Launch of 'Where the Air is Rarefied'

All are warmly invited to the launch of my new collection of poetry, Where the Air is Rarefied, with prints by Pat Gregory, on Wednesday June 8th, at 7.30 pm, at the Norwegian Church Arts Centre, Cardiff Bay.

Published by Cinnamon Press, the collection is the culmination of a long-term collaboration with Pat. And given that it's an exploration, through poetry and prints, of environmental and mythological themes relating to 'the North', we're both thrilled that the launch will be happening at the newly-refurbished Norwegian Church.
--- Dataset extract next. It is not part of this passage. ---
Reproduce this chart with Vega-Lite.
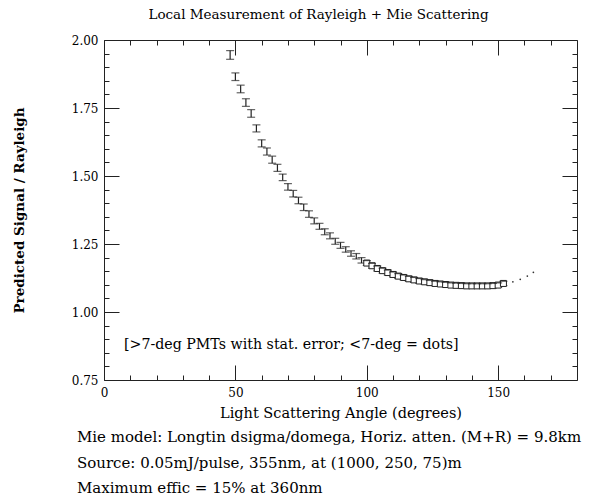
{
  "$schema": "https://vega.github.io/schema/vega-lite/v6.json",
  "autosize": {"type": "none"},
  "width": 473,
  "height": 340,
  "padding": {"left": 104, "top": 40, "right": 15, "bottom": 116},
  "background": "white",
  "title": {
    "text": "Local Measurement of Rayleigh + Mie Scattering",
    "font": "DejaVu Serif",
    "fontSize": 13.5,
    "fontWeight": "normal",
    "color": "black",
    "anchor": "middle",
    "dx": -22,
    "offset": 13
  },
  "config": {
    "view": {"stroke": null},
    "font": "DejaVu Serif"
  },
  "datasets": {
    "main": [
      {"angle": 48, "val": 1.945, "lo": 1.929, "hi": 1.961},
      {"angle": 50, "val": 1.865, "lo": 1.851, "hi": 1.879},
      {"angle": 52, "val": 1.82, "lo": 1.806, "hi": 1.834},
      {"angle": 54, "val": 1.77, "lo": 1.756, "hi": 1.784},
      {"angle": 56, "val": 1.73, "lo": 1.716, "hi": 1.744},
      {"angle": 58, "val": 1.675, "lo": 1.662, "hi": 1.688},
      {"angle": 60, "val": 1.62, "lo": 1.607, "hi": 1.633},
      {"angle": 62, "val": 1.59, "lo": 1.577, "hi": 1.603},
      {"angle": 64, "val": 1.56, "lo": 1.547, "hi": 1.573},
      {"angle": 66, "val": 1.53, "lo": 1.517, "hi": 1.543},
      {"angle": 68, "val": 1.495, "lo": 1.483, "hi": 1.507},
      {"angle": 70, "val": 1.46, "lo": 1.448, "hi": 1.472},
      {"angle": 72, "val": 1.435, "lo": 1.423, "hi": 1.447},
      {"angle": 74, "val": 1.41, "lo": 1.398, "hi": 1.422},
      {"angle": 76, "val": 1.385, "lo": 1.373, "hi": 1.397},
      {"angle": 78, "val": 1.36, "lo": 1.348, "hi": 1.372},
      {"angle": 80, "val": 1.335, "lo": 1.324, "hi": 1.346},
      {"angle": 82, "val": 1.315, "lo": 1.304, "hi": 1.326},
      {"angle": 84, "val": 1.295, "lo": 1.284, "hi": 1.306},
      {"angle": 86, "val": 1.28, "lo": 1.269, "hi": 1.291},
      {"angle": 88, "val": 1.26, "lo": 1.249, "hi": 1.271},
      {"angle": 90, "val": 1.245, "lo": 1.234, "hi": 1.256},
      {"angle": 92, "val": 1.23, "lo": 1.22, "hi": 1.24},
      {"angle": 94, "val": 1.215, "lo": 1.205, "hi": 1.225},
      {"angle": 96, "val": 1.205, "lo": 1.195, "hi": 1.215},
      {"angle": 98, "val": 1.19, "lo": 1.18, "hi": 1.2},
      {"angle": 100, "val": 1.18, "lo": 1.171, "hi": 1.189},
      {"angle": 102, "val": 1.17, "lo": 1.161, "hi": 1.179},
      {"angle": 104, "val": 1.16, "lo": 1.151, "hi": 1.169},
      {"angle": 106, "val": 1.152, "lo": 1.143, "hi": 1.161},
      {"angle": 108, "val": 1.145, "lo": 1.136, "hi": 1.154},
      {"angle": 110, "val": 1.138, "lo": 1.129, "hi": 1.147},
      {"angle": 112, "val": 1.132, "lo": 1.123, "hi": 1.141},
      {"angle": 114, "val": 1.127, "lo": 1.118, "hi": 1.136},
      {"angle": 116, "val": 1.122, "lo": 1.113, "hi": 1.131},
      {"angle": 118, "val": 1.118, "lo": 1.109, "hi": 1.127},
      {"angle": 120, "val": 1.114, "lo": 1.105, "hi": 1.123},
      {"angle": 122, "val": 1.111, "lo": 1.103, "hi": 1.119},
      {"angle": 124, "val": 1.108, "lo": 1.1, "hi": 1.116},
      {"angle": 126, "val": 1.105, "lo": 1.097, "hi": 1.113},
      {"angle": 128, "val": 1.103, "lo": 1.095, "hi": 1.111},
      {"angle": 130, "val": 1.101, "lo": 1.093, "hi": 1.109},
      {"angle": 132, "val": 1.099, "lo": 1.091, "hi": 1.107},
      {"angle": 134, "val": 1.098, "lo": 1.09, "hi": 1.106},
      {"angle": 136, "val": 1.097, "lo": 1.089, "hi": 1.105},
      {"angle": 138, "val": 1.096, "lo": 1.088, "hi": 1.104},
      {"angle": 140, "val": 1.096, "lo": 1.088, "hi": 1.104},
      {"angle": 142, "val": 1.096, "lo": 1.088, "hi": 1.104},
      {"angle": 144, "val": 1.096, "lo": 1.088, "hi": 1.104},
      {"angle": 146, "val": 1.096, "lo": 1.088, "hi": 1.104},
      {"angle": 148, "val": 1.097, "lo": 1.089, "hi": 1.105},
      {"angle": 150, "val": 1.099, "lo": 1.091, "hi": 1.107},
      {"angle": 152, "val": 1.105, "lo": 1.097, "hi": 1.113}
    ],
    "dots": [
      {"angle": 155.6, "val": 1.111},
      {"angle": 158.4, "val": 1.12},
      {"angle": 161.1, "val": 1.132},
      {"angle": 163.4, "val": 1.146}
    ]
  },
  "resolve": {"axis": {"x": "independent", "y": "independent"}},
  "layer": [
    {
      "data": {"name": "main"},
      "mark": {"type": "rule", "color": "#222", "strokeWidth": 1.2},
      "encoding": {
        "x": {
          "field": "angle", "type": "quantitative",
          "scale": {"domain": [0, 180], "nice": false, "zero": false},
          "axis": {
            "orient": "bottom",
            "values": [0, 10, 20, 30, 40, 50, 60, 70, 80, 90, 100, 110, 120, 130, 140, 150, 160, 170],
            "labelExpr": "datum.value % 50 === 0 ? datum.label : ''",
            "tickSize": {"condition": {"test": "datum.value % 50 === 0", "value": -15}, "value": -5},
            "tickColor": "#222", "domainColor": "#222", "grid": false,
            "labelFont": "DejaVu Serif", "labelFontSize": 12, "labelColor": "black",
            "labelPadding": 22, "labelFlush": false, "labelOverlap": false,
            "title": "Light Scattering Angle (degrees)",
            "titleFont": "DejaVu Serif", "titleFontSize": 14.5, "titleFontWeight": "normal",
            "titleColor": "black", "titlePadding": -2
          }
        },
        "y": {
          "field": "lo", "type": "quantitative",
          "scale": {"domain": [0.75, 2.0], "nice": false, "zero": false},
          "axis": {
            "orient": "left",
            "values": [0.75, 0.8, 0.85, 0.9, 0.95, 1.0, 1.05, 1.1, 1.15, 1.2, 1.25, 1.3, 1.35, 1.4, 1.45, 1.5, 1.55, 1.6, 1.65, 1.7, 1.75, 1.8, 1.85, 1.9, 1.95, 2.0],
            "format": ".2f",
            "labelExpr": "abs(datum.value * 4 - round(datum.value * 4)) < 0.001 ? datum.label : ''",
            "tickSize": {"condition": {"test": "abs(datum.value * 4 - round(datum.value * 4)) < 0.001", "value": -15}, "value": -5},
            "tickColor": "#222", "domainColor": "#222", "grid": false,
            "labelFont": "DejaVu Serif", "labelFontSize": 12, "labelColor": "black",
            "labelPadding": 21, "labelFlush": false, "labelOverlap": false,
            "title": "Predicted Signal / Rayleigh",
            "titleFont": "DejaVu Serif", "titleFontSize": 13.5, "titleFontWeight": "bold",
            "titleColor": "black", "titlePadding": 45
          }
        },
        "y2": {"field": "hi"}
      }
    },
    {
      "data": {"name": "main"},
      "mark": {"type": "tick", "orient": "horizontal", "color": "#222", "size": 8, "thickness": 1.2},
      "encoding": {
        "x": {"field": "angle", "type": "quantitative", "axis": null},
        "y": {"field": "lo", "type": "quantitative", "axis": null}
      }
    },
    {
      "data": {"name": "main"},
      "transform": [{"filter": "datum.angle >= 100"}],
      "mark": {"type": "point", "shape": "square", "filled": false, "fill": "white", "fillOpacity": 1, "stroke": "#222", "strokeWidth": 1, "size": 36, "opacity": 1},
      "encoding": {
        "x": {"field": "angle", "type": "quantitative", "axis": null},
        "y": {"field": "val", "type": "quantitative", "axis": null}
      }
    },
    {
      "data": {"name": "main"},
      "mark": {"type": "tick", "orient": "horizontal", "color": "#222", "size": 8, "thickness": 1.2},
      "encoding": {
        "x": {"field": "angle", "type": "quantitative", "axis": null},
        "y": {"field": "hi", "type": "quantitative", "axis": null}
      }
    },
    {
      "data": {"name": "dots"},
      "mark": {"type": "point", "shape": "circle", "filled": true, "color": "#333", "size": 3, "opacity": 1},
      "encoding": {
        "x": {
          "field": "angle", "type": "quantitative",
          "axis": {
            "orient": "top",
            "values": [0, 10, 20, 30, 40, 50, 60, 70, 80, 90, 100, 110, 120, 130, 140, 150, 160, 170],
            "labels": false, "title": null, "grid": false,
            "tickSize": {"condition": {"test": "datum.value % 50 === 0", "value": -15}, "value": -5},
            "tickColor": "#222", "domainColor": "#222"
          }
        },
        "y": {
          "field": "val", "type": "quantitative",
          "axis": {
            "orient": "right",
            "values": [0.75, 0.8, 0.85, 0.9, 0.95, 1.0, 1.05, 1.1, 1.15, 1.2, 1.25, 1.3, 1.35, 1.4, 1.45, 1.5, 1.55, 1.6, 1.65, 1.7, 1.75, 1.8, 1.85, 1.9, 1.95, 2.0],
            "labels": false, "title": null, "grid": false,
            "tickSize": {"condition": {"test": "abs(datum.value * 4 - round(datum.value * 4)) < 0.001", "value": -15}, "value": -5},
            "tickColor": "#222", "domainColor": "#222"
          }
        }
      }
    },
    {
      "data": {"values": [{}]},
      "mark": {"type": "text", "align": "left", "baseline": "middle", "font": "DejaVu Serif", "fontSize": 14.2, "color": "black"},
      "encoding": {
        "x": {"datum": 7.6, "type": "quantitative", "axis": null},
        "y": {"datum": 0.879, "type": "quantitative", "axis": null},
        "text": {"value": "[>7-deg PMTs with stat. error; <7-deg = dots]"}
      }
    },
    {
      "data": {"values": [{}]},
      "mark": {"type": "text", "align": "left", "baseline": "middle", "font": "DejaVu Serif", "fontSize": 15, "color": "black"},
      "encoding": {
        "x": {"datum": -10.3, "type": "quantitative", "axis": null},
        "y": {"datum": 0.5404, "type": "quantitative", "axis": null},
        "text": {"value": "Mie model: Longtin dsigma/domega, Horiz. atten. (M+R) = 9.8km"}
      }
    },
    {
      "data": {"values": [{}]},
      "mark": {"type": "text", "align": "left", "baseline": "middle", "font": "DejaVu Serif", "fontSize": 15, "color": "black"},
      "encoding": {
        "x": {"datum": -10.3, "type": "quantitative", "axis": null},
        "y": {"datum": 0.4449, "type": "quantitative", "axis": null},
        "text": {"value": "Source: 0.05mJ/pulse, 355nm, at (1000, 250, 75)m"}
      }
    },
    {
      "data": {"values": [{}]},
      "mark": {"type": "text", "align": "left", "baseline": "middle", "font": "DejaVu Serif", "fontSize": 15, "color": "black"},
      "encoding": {
        "x": {"datum": -10.3, "type": "quantitative", "axis": null},
        "y": {"datum": 0.3529, "type": "quantitative", "axis": null},
        "text": {"value": "Maximum effic = 15% at 360nm"}
      }
    }
  ]
}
I'll be offering a performance of a selection of the poems and Pat will chat about the process of our collaboration too. Thereafter, we hope people will linger long to help us celebrate - the café-bar will be open for drinks, snacks, cakes etc. all evening.

Hope to see you there!

Pre-publication endorsement of Where the Air is Rarefied by Philip Gross:

The subject-matter of this collaboration builds on the concerns and subjects of Susan Richardson's previous volume,
Creatures of the Intertidal Zone, but the interplay with visual art has stimulated a new freedom and experiment with language...pushing her work well beyond her previous comfort zones and...marking her emergence into a new breadth and vividness of voice, a new stage in her life as a poet.